Retype nothing but the lines from the start of the material up to and including the line with "195, 205, 215];". Pictures don't belong in the copy.

★ ★ ★ ★

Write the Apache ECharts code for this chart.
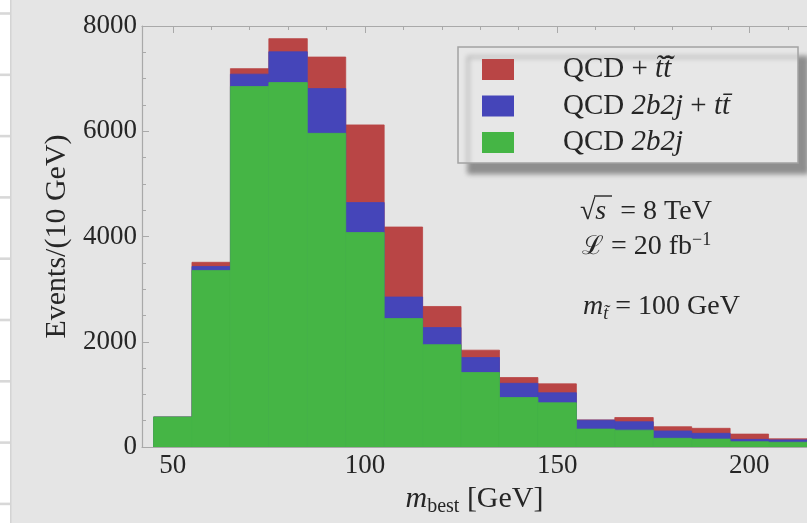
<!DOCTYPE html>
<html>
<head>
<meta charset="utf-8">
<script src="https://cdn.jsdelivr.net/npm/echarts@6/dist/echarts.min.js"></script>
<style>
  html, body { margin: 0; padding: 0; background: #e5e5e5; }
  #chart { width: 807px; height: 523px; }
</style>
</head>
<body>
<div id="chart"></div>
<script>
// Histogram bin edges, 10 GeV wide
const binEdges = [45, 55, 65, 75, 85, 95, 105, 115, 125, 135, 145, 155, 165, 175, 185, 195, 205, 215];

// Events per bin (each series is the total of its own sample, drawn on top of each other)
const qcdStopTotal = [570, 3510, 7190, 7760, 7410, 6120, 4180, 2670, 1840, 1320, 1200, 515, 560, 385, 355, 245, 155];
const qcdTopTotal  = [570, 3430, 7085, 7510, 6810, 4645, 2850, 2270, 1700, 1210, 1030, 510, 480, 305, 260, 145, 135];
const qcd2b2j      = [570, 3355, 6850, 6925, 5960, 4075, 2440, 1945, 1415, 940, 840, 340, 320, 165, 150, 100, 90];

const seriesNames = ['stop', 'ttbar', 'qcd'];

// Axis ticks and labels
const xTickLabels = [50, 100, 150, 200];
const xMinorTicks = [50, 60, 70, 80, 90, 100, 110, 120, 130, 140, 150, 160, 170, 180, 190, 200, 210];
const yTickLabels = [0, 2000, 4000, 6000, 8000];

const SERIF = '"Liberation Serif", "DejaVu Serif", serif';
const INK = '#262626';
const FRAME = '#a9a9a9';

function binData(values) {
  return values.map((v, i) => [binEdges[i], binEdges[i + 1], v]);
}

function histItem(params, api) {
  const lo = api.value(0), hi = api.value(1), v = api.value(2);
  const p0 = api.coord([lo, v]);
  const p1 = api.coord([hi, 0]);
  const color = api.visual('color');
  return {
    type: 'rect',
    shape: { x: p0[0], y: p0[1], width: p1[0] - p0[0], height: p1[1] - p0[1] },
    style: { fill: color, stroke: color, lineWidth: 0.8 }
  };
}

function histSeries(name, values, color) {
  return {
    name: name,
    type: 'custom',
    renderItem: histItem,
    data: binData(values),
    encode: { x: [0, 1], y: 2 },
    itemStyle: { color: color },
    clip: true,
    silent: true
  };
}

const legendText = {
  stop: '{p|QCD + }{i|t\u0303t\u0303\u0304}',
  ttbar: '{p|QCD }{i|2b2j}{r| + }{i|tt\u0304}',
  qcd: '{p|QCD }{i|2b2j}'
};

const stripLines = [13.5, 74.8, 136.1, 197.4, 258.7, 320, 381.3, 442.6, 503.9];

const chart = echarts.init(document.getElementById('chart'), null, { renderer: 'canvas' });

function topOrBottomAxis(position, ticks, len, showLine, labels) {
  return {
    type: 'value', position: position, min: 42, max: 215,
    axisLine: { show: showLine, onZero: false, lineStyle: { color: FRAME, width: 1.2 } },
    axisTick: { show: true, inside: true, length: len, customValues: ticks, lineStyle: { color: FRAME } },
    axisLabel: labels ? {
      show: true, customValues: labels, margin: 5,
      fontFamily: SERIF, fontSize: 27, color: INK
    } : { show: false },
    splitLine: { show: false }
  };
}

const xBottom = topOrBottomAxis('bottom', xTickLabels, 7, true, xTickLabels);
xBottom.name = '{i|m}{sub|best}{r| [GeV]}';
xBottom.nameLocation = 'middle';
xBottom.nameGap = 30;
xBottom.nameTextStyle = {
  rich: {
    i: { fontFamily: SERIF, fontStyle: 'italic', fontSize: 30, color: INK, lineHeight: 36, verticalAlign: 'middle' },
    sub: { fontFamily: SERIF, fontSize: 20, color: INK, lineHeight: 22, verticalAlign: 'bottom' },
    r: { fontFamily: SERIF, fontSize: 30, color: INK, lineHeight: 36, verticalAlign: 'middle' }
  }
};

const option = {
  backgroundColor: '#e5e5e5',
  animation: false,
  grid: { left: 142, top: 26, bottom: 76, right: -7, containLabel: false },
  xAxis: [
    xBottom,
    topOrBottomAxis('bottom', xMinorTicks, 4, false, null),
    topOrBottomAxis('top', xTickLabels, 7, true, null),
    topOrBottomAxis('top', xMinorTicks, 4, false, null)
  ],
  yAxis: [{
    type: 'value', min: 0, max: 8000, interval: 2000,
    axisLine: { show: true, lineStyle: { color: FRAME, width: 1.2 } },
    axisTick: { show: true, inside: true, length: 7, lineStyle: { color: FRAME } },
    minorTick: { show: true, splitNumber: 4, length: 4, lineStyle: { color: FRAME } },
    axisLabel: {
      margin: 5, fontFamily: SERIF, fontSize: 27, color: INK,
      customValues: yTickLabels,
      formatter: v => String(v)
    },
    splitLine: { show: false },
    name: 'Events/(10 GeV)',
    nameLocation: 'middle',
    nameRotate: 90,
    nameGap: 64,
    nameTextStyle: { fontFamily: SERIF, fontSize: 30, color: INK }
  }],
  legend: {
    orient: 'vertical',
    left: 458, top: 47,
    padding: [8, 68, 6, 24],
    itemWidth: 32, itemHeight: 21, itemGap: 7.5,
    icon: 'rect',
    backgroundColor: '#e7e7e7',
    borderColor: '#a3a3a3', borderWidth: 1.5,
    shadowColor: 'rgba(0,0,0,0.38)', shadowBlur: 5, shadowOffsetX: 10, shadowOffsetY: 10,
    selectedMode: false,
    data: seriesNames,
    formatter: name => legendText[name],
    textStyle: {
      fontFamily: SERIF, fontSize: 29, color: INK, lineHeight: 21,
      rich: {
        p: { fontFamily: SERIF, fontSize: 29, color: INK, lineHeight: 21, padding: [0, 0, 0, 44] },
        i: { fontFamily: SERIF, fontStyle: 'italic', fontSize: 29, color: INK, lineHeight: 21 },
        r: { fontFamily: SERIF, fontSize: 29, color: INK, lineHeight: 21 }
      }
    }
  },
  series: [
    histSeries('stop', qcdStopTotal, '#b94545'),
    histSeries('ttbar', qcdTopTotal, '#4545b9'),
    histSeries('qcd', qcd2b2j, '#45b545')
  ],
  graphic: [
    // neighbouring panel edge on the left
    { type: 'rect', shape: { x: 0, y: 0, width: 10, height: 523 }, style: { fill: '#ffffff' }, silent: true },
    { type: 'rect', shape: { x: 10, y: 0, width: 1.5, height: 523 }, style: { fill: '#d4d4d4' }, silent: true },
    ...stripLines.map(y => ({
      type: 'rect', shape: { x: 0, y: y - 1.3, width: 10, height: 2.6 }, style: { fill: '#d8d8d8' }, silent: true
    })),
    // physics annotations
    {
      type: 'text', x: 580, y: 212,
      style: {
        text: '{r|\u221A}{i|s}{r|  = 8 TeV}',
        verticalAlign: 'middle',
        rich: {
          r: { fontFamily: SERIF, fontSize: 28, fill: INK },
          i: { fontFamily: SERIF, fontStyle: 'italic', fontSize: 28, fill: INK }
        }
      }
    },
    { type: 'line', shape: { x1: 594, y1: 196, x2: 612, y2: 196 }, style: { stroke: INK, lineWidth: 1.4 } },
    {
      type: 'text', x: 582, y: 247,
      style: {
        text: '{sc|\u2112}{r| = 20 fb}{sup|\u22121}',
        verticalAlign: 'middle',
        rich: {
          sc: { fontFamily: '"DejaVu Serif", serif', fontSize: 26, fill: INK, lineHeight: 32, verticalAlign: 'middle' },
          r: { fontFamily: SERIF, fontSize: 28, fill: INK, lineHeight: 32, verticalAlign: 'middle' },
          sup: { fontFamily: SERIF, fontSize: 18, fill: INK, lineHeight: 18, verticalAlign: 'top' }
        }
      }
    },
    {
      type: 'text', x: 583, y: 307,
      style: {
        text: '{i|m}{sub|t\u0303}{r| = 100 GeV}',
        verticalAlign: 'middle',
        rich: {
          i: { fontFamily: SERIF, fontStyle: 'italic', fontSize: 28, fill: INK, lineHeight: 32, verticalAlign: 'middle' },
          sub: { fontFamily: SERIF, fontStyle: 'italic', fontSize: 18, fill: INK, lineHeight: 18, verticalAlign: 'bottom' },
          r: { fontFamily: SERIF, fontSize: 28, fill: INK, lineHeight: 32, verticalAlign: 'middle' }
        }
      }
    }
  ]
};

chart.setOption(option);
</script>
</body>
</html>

★ ★ ★ ★

Written answer.
Write the Apache ECharts code for this chart.
<!DOCTYPE html>
<html>
<head>
<meta charset="utf-8">
<script src="https://cdn.jsdelivr.net/npm/echarts@6/dist/echarts.min.js"></script>
<style>
  html, body { margin: 0; padding: 0; background: #e5e5e5; }
  #chart { width: 807px; height: 523px; }
</style>
</head>
<body>
<div id="chart"></div>
<script>
// Histogram bin edges, 10 GeV wide
const binEdges = [45, 55, 65, 75, 85, 95, 105, 115, 125, 135, 145, 155, 165, 175, 185, 195, 205, 215];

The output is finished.